Post Merge: February 06, 2010, 12:02:48 AM
Meh, I could start a new thread but that would be a waste of space. Warning- copious amounts of angst below.
I just can't go on living like this, dysphoria's finally hitting me hard. No matter which way I go about it, the fact is that it's just really painful to me to live like this. About a year ago, it started to bother me. I tried to figure out what was wrong, and after some research I figured I was a transsexual. I joined this site, figuring I would lurk around and talk to some people (there are some really smart people here) and eventually, sort my feelings out.
I wasn't sure what I wanted to do, I thought maybe I was just being ridiculous. I mean, hey, I'm not masculine. Never was. Didn't have a problem with my sex, learned to ignore the "phantom penis" (I was quite confused at first.) I figured that I would never become to feminine, I'd just be me. But I can't anymore, I'm changing into something different and every day I am reminded of it. All the time, it's just unavoidable. It's everywhere.
It's horrible now. I feel like crying all the time, and I'm such a weakling but I can't help it. There's no way to escape what's going on, it just won't stop. And I have to watch it, every day. It feels so wrong. I have to hold back the tears and depression all the time, try to think about other things. If I'm not focused, I'll just notice myself and how screwed up I am and the depression will just come back. I have to hide it from everybody and I'm crying most every night.
Today, I was with my boyfriend. I was fine until I had an "attack" of sorts. It's just, everything I do reminds me and I can't stop it. I was holding back the tears, trying to cover it up. But he noticed I was down. And that only made him sad (being the caring guy he is), which in turn depresses me more but I just can't tell him what's wrong. Even if I do, what difference does it make? He can't stop it, I can't, it'll just be a burden to him too. I'm starting to hate everything about myself, it's mutating and I just have to watch it. It's like watching yourself be wounded. It just makes me feel sick and sad. I hate it.
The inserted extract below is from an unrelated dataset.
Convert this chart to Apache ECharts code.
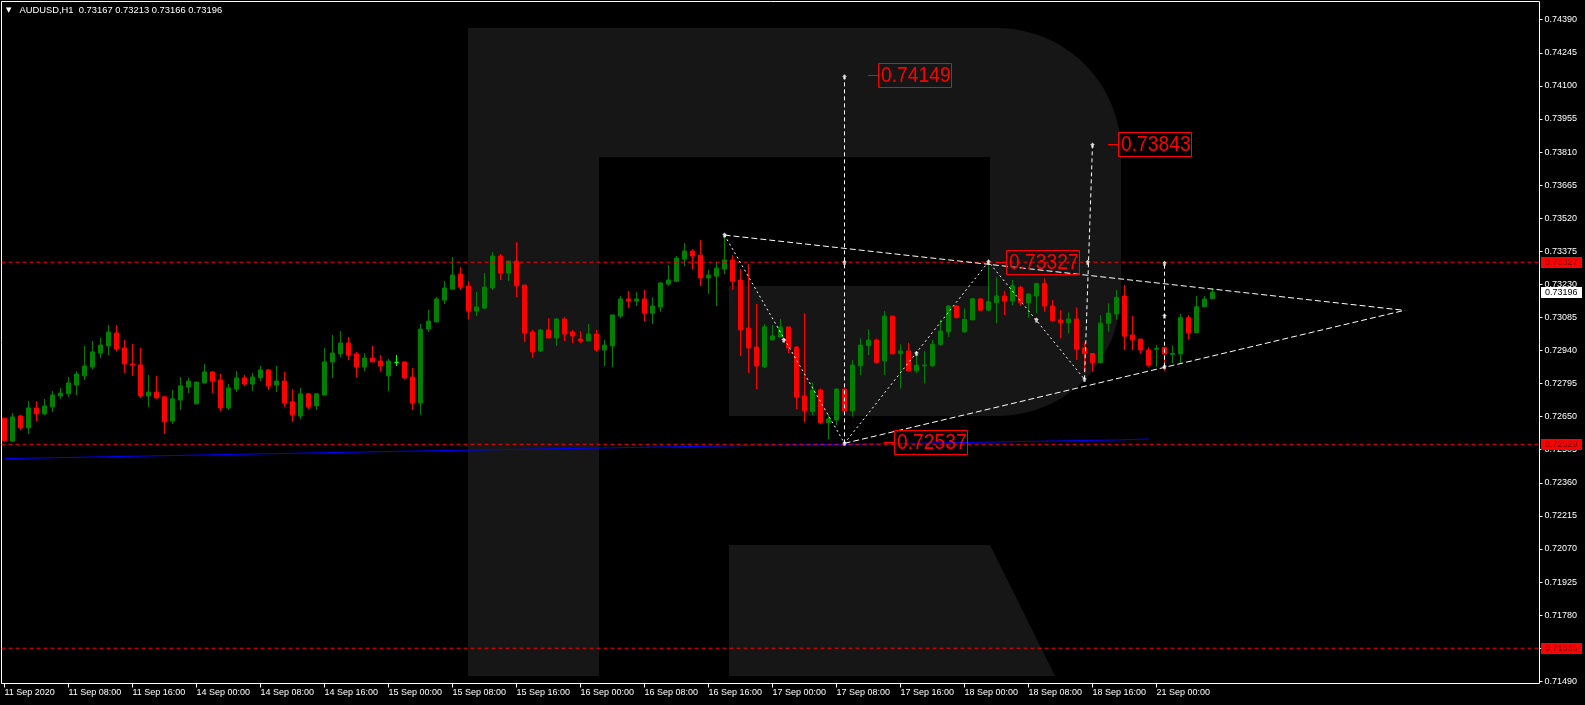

Another stressor- I'm finding myself attracted to women and feeling a little guilty about it. I mean, poor guy but I just can't stand to leave him. Male bodies just don't do it for me. I fantasize about women, and I'm finding myself attracted to them (unrequited lust- what fun) but I'm too attached to him to just up and leave. If I admit it I'll have to admit to being gay, and I'm not a lesbian. I'm a straight guy (alright, well, not completely straight. I'm with a guy but the point is that I'm not a lesbian.) I don't want to date lesbians, 'cause that'll just be the same problem again but with less company. I don't find people who think like me and quite frankly, I'm attracted to women's bodies and not their minds. The girls I like are straight and well, how am I going to get them to see me as male?
I've decided I'll come out to my father tomorrow. Or, rather today since it's 1:00 AM here. I just can't take it anymore. If I regret it, too bad but at least I'll have given it a shot. At least I can know that I tried. I just worry that my parents won't believe me because of my lack of masculinity. I didn't think I was a boy before and I didn't act like one either. My mom had a lot of barbies because she always wanted barbies when she was a kid and she gave them to me. So I played with them. It just decreases my credibility, but maybe I can get them to try to understand. I'll probably end up shedding a lot of tears, and hey, with my parents that'll only add to my credibility.
Post Merge: February 06, 2010, 01:16:24 AM
Actually, since I doubt this will be read I shall add a bit more angst. The only ways for me to be comfortable with myself are:
a. convince myself that I'm masculine enough to be male
b. outright deny it
c. convince myself that someday I can get out of this nightmare and really just be comfortable with myself
d. not thinking about it, avoidance, but it can't be done if I'm doing anything physical.
The only way I can not think about it is if I'm doing something almost completely mental. Like reading, drawing, pondering the meaning of life, video games.